Dapat digolongkan pula kepada benda-benda tersebut, tembakau yang digunakan oleh para perokok. Siapa saja yang memiliki kebiasaan merokok, maka hendaknya tidak menghisapnya ketika pergi ke masjid. Hendaknya ia membersihkan gigi dan mulutnya sehingga baunya hilang atau dapat meminimalisir baunya. Dalam hal ini hukum mengenai keharaman rokok lebih kuat.

Dari sini dapat disimpulkan, sebagaimana disebutkan dalam Taysir Al Allam Syarh ‘Umdatul Ahkam, bahwa dimakruhkan memakan benda-benda tersebut bagi siapa saja yang ingin menghadiri shalat di masjid agar tidak kehilangan kesempatan melakukan shalat berjama’ah di masjid, alias selama ia memakannya tersebut bukan dimaksudkan sebagai rekayasa agar kehadirannya di masjid menjadi gugur dengan dalih hal itu diharamkan. Hikmah dilarangnya mendatangi masjid-masjid adalah agar malaikat dan juga para jama’ah shalat yang lain tidak terganggu dengan bau-bauan yang tidak enak tersebut.

Selain itu, larangan mengganggu orang lain dengan segala jenis sarananya.
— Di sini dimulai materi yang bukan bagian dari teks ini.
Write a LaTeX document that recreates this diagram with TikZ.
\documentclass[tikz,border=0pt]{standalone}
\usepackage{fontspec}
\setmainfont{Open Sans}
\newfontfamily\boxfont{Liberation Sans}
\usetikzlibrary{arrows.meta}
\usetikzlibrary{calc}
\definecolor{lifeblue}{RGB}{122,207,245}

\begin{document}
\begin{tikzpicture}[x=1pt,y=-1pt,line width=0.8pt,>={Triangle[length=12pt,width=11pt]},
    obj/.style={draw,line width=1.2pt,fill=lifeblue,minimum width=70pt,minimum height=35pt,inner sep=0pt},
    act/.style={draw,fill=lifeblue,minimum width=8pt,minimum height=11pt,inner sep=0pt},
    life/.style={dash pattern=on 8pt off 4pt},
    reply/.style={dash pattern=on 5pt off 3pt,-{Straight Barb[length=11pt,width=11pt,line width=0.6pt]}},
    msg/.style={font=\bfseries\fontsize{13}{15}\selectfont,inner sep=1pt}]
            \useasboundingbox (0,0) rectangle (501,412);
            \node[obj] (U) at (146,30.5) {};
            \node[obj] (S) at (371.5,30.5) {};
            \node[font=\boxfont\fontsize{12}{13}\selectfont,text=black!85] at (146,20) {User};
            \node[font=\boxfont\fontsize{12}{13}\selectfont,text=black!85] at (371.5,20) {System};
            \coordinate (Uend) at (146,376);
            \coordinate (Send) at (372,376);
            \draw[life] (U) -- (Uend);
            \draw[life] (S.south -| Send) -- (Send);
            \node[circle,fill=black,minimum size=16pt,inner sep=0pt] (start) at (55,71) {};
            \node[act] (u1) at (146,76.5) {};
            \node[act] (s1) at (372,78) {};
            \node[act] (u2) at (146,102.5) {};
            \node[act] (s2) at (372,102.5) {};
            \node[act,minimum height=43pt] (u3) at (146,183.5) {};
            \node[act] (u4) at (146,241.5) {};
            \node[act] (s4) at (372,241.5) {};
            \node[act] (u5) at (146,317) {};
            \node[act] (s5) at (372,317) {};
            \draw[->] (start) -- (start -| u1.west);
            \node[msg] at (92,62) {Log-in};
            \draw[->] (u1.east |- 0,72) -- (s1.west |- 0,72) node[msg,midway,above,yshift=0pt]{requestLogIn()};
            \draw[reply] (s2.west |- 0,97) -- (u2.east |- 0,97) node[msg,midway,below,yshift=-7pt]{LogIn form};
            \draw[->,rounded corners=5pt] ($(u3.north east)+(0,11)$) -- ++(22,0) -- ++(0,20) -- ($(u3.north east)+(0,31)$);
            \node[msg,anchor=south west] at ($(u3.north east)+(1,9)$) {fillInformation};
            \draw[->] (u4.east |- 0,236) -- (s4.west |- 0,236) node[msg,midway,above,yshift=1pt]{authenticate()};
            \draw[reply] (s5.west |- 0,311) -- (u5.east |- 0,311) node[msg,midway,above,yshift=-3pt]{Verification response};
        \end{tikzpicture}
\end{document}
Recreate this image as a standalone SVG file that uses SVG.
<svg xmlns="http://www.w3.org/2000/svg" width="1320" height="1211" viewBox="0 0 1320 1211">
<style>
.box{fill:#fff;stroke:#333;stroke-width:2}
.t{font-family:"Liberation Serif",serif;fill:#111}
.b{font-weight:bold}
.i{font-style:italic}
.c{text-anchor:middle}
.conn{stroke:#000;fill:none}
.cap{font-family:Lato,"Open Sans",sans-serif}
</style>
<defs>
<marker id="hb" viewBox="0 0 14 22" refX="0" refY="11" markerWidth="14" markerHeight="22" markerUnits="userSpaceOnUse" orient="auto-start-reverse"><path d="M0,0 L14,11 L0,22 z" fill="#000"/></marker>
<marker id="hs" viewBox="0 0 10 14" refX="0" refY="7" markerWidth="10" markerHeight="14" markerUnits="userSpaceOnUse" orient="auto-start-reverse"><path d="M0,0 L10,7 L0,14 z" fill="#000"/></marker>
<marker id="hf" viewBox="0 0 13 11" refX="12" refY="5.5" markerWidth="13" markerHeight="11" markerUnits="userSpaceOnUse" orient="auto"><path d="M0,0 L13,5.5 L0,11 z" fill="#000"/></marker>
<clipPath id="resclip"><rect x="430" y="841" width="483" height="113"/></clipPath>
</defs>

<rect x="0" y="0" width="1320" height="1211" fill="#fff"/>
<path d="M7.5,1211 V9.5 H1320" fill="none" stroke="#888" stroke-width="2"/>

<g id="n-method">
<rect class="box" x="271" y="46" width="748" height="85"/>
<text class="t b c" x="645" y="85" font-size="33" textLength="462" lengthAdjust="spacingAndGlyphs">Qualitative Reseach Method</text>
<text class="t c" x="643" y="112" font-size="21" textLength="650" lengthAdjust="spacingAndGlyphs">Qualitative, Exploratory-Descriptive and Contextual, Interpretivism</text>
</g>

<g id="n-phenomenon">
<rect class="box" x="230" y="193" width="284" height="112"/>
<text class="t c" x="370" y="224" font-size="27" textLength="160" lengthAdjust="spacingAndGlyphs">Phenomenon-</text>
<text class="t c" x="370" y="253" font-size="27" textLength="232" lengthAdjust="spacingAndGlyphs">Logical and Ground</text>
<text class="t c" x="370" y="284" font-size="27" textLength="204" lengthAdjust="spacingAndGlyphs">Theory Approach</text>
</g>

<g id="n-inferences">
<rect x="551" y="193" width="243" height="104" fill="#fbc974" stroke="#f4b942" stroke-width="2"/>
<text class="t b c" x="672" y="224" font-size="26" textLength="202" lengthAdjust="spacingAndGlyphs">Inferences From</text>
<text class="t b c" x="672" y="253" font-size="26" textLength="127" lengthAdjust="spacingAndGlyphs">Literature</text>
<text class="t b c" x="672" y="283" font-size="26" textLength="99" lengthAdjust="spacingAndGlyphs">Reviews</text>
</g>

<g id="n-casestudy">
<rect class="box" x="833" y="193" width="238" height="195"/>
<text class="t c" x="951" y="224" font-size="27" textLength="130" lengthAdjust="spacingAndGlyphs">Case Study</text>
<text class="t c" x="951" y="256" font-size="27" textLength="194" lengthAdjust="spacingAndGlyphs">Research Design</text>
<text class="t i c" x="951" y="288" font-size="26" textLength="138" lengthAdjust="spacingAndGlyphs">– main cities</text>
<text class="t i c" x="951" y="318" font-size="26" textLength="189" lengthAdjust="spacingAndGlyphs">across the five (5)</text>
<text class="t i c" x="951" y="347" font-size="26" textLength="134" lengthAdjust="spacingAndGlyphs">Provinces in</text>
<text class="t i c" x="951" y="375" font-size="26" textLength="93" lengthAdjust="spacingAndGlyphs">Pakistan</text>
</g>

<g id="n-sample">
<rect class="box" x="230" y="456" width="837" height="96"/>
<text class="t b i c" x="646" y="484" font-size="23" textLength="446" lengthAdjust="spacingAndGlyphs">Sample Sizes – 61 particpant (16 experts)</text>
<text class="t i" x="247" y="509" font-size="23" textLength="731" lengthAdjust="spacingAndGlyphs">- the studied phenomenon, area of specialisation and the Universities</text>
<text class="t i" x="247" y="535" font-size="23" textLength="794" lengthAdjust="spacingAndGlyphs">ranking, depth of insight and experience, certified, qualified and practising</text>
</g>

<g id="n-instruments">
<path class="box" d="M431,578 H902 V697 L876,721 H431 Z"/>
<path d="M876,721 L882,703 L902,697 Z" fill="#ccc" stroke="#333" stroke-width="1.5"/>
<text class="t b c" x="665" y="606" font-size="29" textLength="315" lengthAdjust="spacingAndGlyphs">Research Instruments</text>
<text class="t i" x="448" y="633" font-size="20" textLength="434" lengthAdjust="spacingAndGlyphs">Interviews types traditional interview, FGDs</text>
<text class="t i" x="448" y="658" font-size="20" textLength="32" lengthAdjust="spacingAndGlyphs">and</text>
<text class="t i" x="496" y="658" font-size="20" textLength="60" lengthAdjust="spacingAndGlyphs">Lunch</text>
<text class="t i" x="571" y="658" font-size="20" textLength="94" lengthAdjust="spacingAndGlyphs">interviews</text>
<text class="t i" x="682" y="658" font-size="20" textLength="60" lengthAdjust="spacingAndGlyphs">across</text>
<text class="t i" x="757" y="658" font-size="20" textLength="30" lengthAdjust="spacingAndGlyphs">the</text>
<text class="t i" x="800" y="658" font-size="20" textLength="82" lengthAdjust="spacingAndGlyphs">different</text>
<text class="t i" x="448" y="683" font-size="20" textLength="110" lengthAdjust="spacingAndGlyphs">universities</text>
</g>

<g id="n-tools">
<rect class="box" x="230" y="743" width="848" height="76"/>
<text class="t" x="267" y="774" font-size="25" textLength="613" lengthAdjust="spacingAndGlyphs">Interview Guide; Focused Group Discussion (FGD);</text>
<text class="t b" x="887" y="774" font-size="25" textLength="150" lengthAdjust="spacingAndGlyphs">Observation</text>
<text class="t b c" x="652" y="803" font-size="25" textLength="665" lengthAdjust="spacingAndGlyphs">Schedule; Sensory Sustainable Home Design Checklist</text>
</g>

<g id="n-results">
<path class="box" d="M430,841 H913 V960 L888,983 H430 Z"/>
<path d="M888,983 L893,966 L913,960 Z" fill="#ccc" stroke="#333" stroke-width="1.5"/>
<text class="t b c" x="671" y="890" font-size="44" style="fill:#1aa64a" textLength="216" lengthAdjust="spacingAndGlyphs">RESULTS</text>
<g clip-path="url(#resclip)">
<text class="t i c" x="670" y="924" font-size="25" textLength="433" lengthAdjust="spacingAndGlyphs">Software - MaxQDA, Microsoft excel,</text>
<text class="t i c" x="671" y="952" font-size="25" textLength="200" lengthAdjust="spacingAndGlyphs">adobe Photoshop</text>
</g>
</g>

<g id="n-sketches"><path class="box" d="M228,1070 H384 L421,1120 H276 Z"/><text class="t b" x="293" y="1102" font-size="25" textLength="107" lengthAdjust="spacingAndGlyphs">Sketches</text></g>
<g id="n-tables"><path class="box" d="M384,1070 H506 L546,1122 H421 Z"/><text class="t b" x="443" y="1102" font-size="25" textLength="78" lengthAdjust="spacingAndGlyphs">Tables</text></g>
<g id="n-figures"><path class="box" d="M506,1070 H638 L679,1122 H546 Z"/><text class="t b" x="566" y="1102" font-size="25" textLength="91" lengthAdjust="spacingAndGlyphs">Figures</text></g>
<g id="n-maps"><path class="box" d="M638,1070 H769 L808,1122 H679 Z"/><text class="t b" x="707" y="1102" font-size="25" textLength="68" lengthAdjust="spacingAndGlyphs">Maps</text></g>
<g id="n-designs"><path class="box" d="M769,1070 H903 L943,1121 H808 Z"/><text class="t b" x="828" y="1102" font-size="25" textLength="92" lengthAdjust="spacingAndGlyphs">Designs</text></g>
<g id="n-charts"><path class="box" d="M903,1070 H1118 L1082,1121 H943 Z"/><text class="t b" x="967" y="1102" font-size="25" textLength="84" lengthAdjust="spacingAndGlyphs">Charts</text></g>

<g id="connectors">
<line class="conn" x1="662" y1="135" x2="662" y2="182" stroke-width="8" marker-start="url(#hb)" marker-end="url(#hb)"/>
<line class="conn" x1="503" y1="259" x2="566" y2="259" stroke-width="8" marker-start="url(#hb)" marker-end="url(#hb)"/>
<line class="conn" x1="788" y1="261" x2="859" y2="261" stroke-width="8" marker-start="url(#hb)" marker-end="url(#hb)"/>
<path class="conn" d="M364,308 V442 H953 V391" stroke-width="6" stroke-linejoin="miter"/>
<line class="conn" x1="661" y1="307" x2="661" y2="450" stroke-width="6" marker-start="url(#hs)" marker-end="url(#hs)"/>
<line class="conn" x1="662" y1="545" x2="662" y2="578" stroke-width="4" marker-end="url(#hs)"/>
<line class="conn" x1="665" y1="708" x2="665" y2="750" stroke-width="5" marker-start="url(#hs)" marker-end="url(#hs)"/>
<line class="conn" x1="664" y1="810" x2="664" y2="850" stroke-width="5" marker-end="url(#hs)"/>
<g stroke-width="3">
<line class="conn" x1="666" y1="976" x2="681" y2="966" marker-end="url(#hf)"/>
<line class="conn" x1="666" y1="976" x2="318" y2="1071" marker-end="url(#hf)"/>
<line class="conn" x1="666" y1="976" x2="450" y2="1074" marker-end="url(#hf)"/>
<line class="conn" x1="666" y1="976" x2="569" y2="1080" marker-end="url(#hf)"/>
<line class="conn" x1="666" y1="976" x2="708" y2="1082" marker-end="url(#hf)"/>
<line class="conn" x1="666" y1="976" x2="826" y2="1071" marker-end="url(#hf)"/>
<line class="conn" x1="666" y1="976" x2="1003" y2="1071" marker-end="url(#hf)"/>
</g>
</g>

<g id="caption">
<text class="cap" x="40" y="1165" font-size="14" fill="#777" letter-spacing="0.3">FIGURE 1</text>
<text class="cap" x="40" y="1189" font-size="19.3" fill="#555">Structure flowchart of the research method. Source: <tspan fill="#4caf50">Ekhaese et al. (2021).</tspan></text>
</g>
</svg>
Di dalam hadits di atas, terdapat sarana yang telah dinyatakan berdasarkan nash, maka menggolongkan yang lain kepadanya adalah benar dan sesuai dengan qiyas.

Pelarangan memakan bawang putih dan semisalnya bukan karena keharamannya. Hal ini berdasarkan perintah Nabi Shallallahu ‘Alaihi wa Sallam yang memerintahkan agar memakannya. Jadi, berpantangnya Rasulullah Shallallahu ‘Alaihi wa Sallam memakannya tidak menunjukkan kepada pengharaman.

Mengenai pelakunya, terdapat 4 rincian niat berkaitan dengan mengkonsumsi makanan-makanan tersebut:

  1. Jika memakan bawang merah atau bawang putih dengan maksud meninggalkan shalat jama’ah di masjid maka ini diharamkan.
  2. Jika memakannya sekedar karena ingin menikmatinya atau karena menyukainya, ini tidaklah diharamkan (Lihatlah Syarhul Mumthi ala Zaadil Mustaqna: 4/454).
  3. Bagi yang memakannya diharamkan untuk masuk masjid bila masih tersisa baunya, ini pendapatnya Al Hanabilah, ibnu Jarir, dan yang lainnya, berkata Imam An Nawawi dalam Syarh Shahih Muslim: “Berkata para Ulama: di dalam hadits tersebut dalil akan terlarangnya bagi yang memakan bawang putih dan sejenisnya dari masuk masjid, walaupun masjid dalam keadaan kosong.”
  4. Terlarangnya masuk masjid bagi yang memakannya bukan karena keringanan untuk tidak ikut shalat jama’ah, akan tetapi mencegah agar tidak menimbulkan gangguan, sebab malaikat akan terganggu demikian pula halnya dengan sesama bani Adam, seperti dalam hadits Jabir riwayat Muslim.